Unsupervised Detection of Topological Phase Transitions with a Quantum Reservoir

TL;DR

The paper tackles the challenge of identifying topological phase transitions in strongly correlated systems by introducing an unsupervised quantum reservoir computing framework that leverages many-body localized dynamics within a discrete-time crystal circuit. By evolving input states under $U_F(g, \boldsymbol{\phi}, \boldsymbol{h})$ and measuring only local observables $\langle Z_i \rangle$ and $\langle Z_i Z_{i+1} \rangle$, followed by t-SNE embedding and Gaussian Mixture Model clustering, the method uncovers phase structure in the extended SSH model without full density-matrix tomography; it shows that the DTC-MBL processing amplifies distinctions between phases and enables practical, scalable phase diagram reconstruction on NISQ devices. The approach yields MBTI-consistent phase boundaries and demonstrates robustness to noise, highlighting a practical pathway for probing quantum phase transitions in 1D strongly correlated systems.
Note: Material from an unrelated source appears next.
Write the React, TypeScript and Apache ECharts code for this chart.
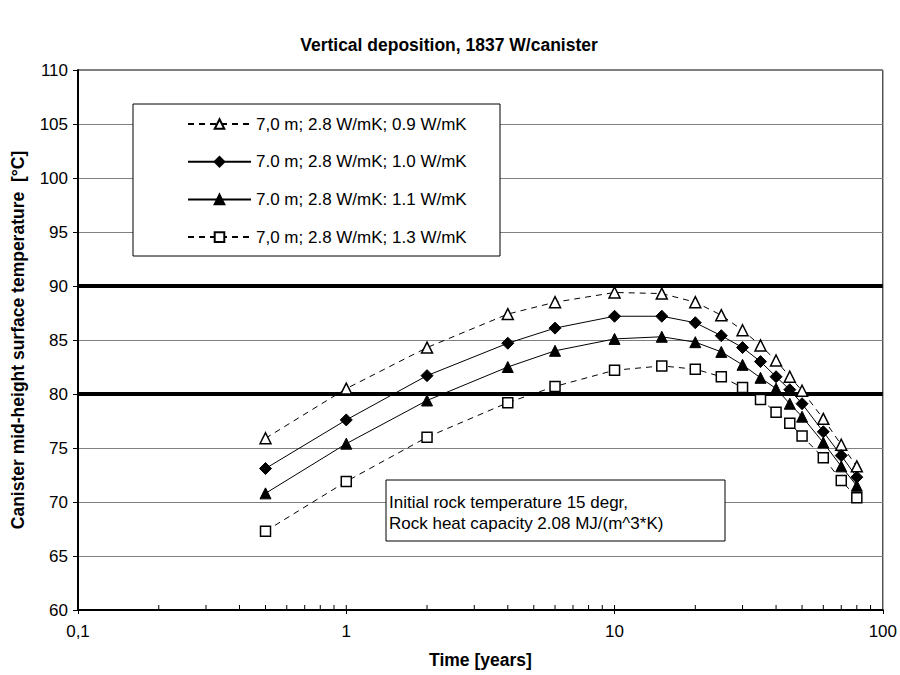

It further suggests potential extensions to higher dimensions through prethermal dynamics or DTC modes, offering a versatile framework for topology-driven quantum many-body studies.

Abstract

In quantum many-body systems, characterizing topological phase transitions typically requires complex many-body topological invariants, which are costly to compute and measure. Inspired by quantum reservoir computing, we propose an unsupervised quantum phase detection method based on a many-body localized evolution, enabling efficient identification of phase transitions in the extended SSH model. The evolved quantum states produce feature distributions under local measurements, which, after simple post-processing and dimensionality reduction, naturally cluster according to different Hamiltonian parameters. Numerical simulations show that the evolution combined with local measurements can significantly amplify distinctions between quantum states, providing an efficient means to detect topological phase transitions. Our approach requires neither complex measurements nor full density matrix reconstruction, making it practical and feasible for noisy intermediate-scale quantum devices.

Figures (5)

• Figure 1: Schematic illustration of the proposed QRC framework. We prepare a set of quantum states under different parameters, which can be obtained on NISQ devices via VQE or in analog quantum simulators by tuning system parameters. In our numerical experiments, these states are generated using DMRG and then evolved under a quantum circuit in the DTC regime. We measure only $\langle Z_i \rangle$ and $\langle Z_i Z_{i+1} \rangle$ to form feature vectors, which are subsequently visualized using t-SNE. The results show that feature vectors from different phases cluster effectively in the feature space, enabling unsupervised learning of phase transitions in strongly correlated systems.
• Figure 2: (a) Schematic representation of the extended SSH model Hamiltonian, illustrating the intra-cell hopping $J$, inter-cell hopping $J'$. (b) Phase diagram where the theoretical phase boundaries are computed based on MBTI. Black diamond markers denote the phase transition points identified by our QRC-based unsupervised method. (c) Visualization of clustering in the t-SNE feature space, showing how the states naturally group according to their underlying phases. (d) Probabilities of phase assignment obtained from a Gaussian Mixture Model (GMM). To enhance clarity and readability, a sparse subset of the 1501 data points is plotted by selecting every 50th point.
• Figure 3: Illustration of t-SNE in the non-MBL DTC region for $\delta = 3.0$. (a) "Identical data" case, where t-SNE is applied directly to the ground-state measurements of $\langle Z_i \rangle$ and $\langle Z_i Z_{i+1} \rangle$. (b) t-SNE after evolution through the thermal region, highlighting how the feature space reorganizes under thermal dynamics. circuit parameters $g=0.5$, $D=5$.
• Figure 4: PCA of ground-state measurements of $\langle Z_i \rangle$ and $\langle Z_i Z_{i+1} \rangle$, showing the first principal component. (a) $\delta = 0.5$. (b) $\delta = 3.0$.
• Figure 5: Illustration of long-time evolution ($0$-$50$ cycles) for three representative states under different circuits. The upper panels show DTC evolution ($g=0.96$) and the lower panels show thermal evolution ($g=0.5$). From left to right, the states are: trivial ($J^\prime/J = 0.9$, $\delta = 1.0$), SB ($\delta = 2.0$, $J^\prime/J = 1.0$), and topological ($\delta = 1.0$, $J^\prime/J = 1.1$). The vertical axis indices 1–128 correspond to $\langle Z_i \rangle$ ($i=1,\dots,128$), and 129–255 correspond to $\langle Z_i Z_{i+1} \rangle$ ($i=1,\dots,127$).